On Monday, December 16, 2013, the Town of Dryden filed its brief with the New York State Court of Appeals in the case of Norse Energy Corp. v. Dryden urging the Court to uphold the Town’s ban on drilling.
Dryden’s brief is as one would expect. Much of the Town’s brief concerns a recitation of Court of Appeals’ precedent under the Mined Land Reclamation Law and arguments as to why this precedent, which concerns the extractive mining industry as opposed to the oil and gas industry and concerns differing statutory language, regulatory schemes and legislative histories, controls whether local municipalities in New York are preempted from determining whether and where drilling can occur. The Town then goes on to argue, in what can only be characterized as mystifying, that local regulation of land use, including a ban on all development, is consistent with the State’s declared policy to foster development, prevent waste, maximize recovery and protect correlative rights.
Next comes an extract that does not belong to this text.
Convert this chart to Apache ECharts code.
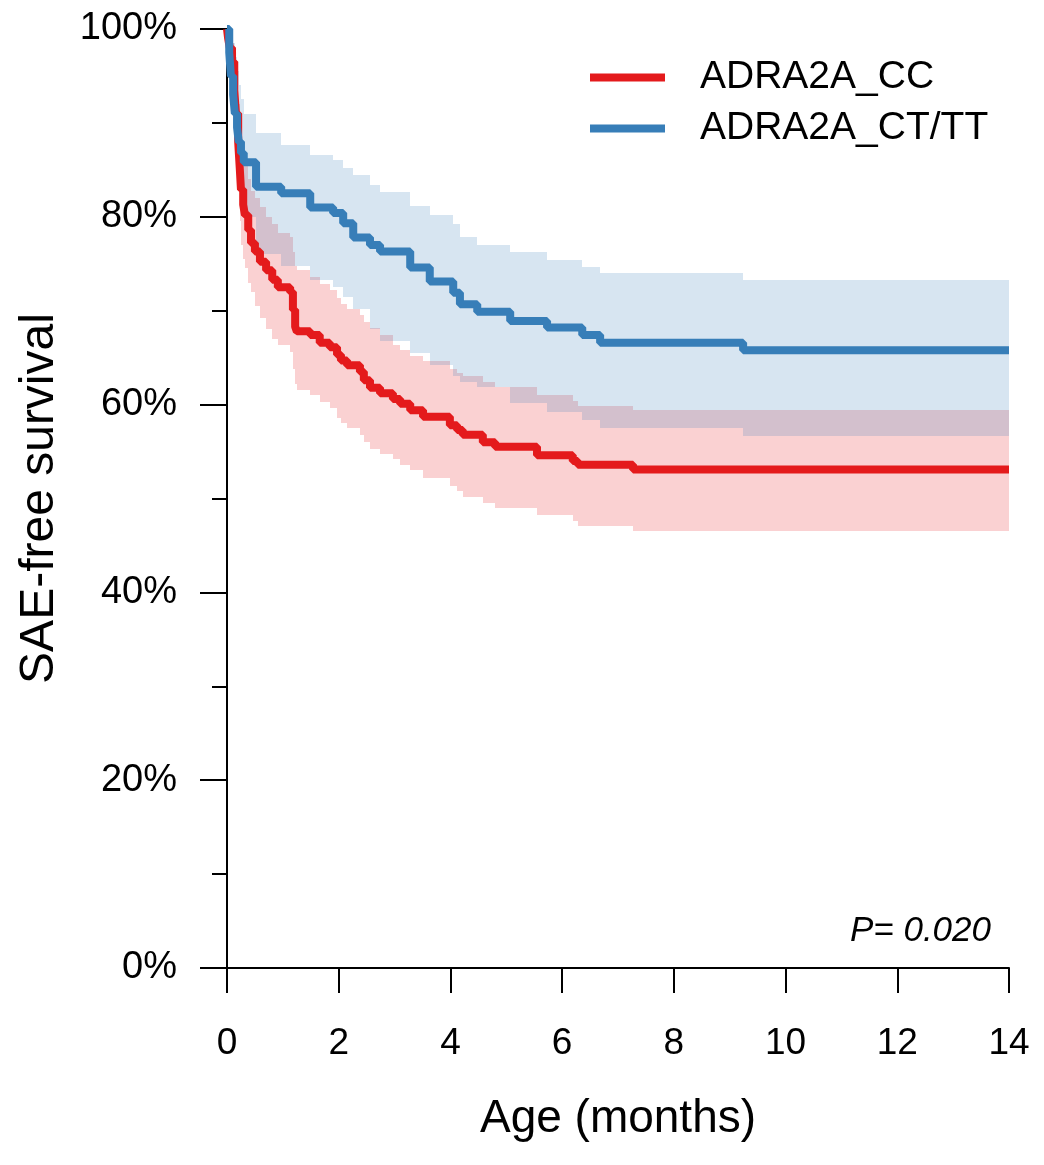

We have previously detailed the error in the Town’s analysis as accepted by the lower courts (http://hblaw.com/alerts/New-York-Appellate-Court-Upholds-Drilling-Bans-05-06-2013; http://hblaw.com/alerts/Did-the-Dryden-and-Middlefield-Courts-Get-It-Wrong-03-01-2012). The language of the preemption provision in the Oil, Gas and Solution Mining Law, coupled with its legislative history, establish that the Town’s arguments are misplaced. Moreover, the long-standing regulation of the oil and gas industry in New York at the state level and the explicitly stated policy objectives of the State to foster development confirm this result. Regardless of how you couch them or try to justify their legal authority, local ordinances that dictate whether and where drilling can occur are preempted in New York.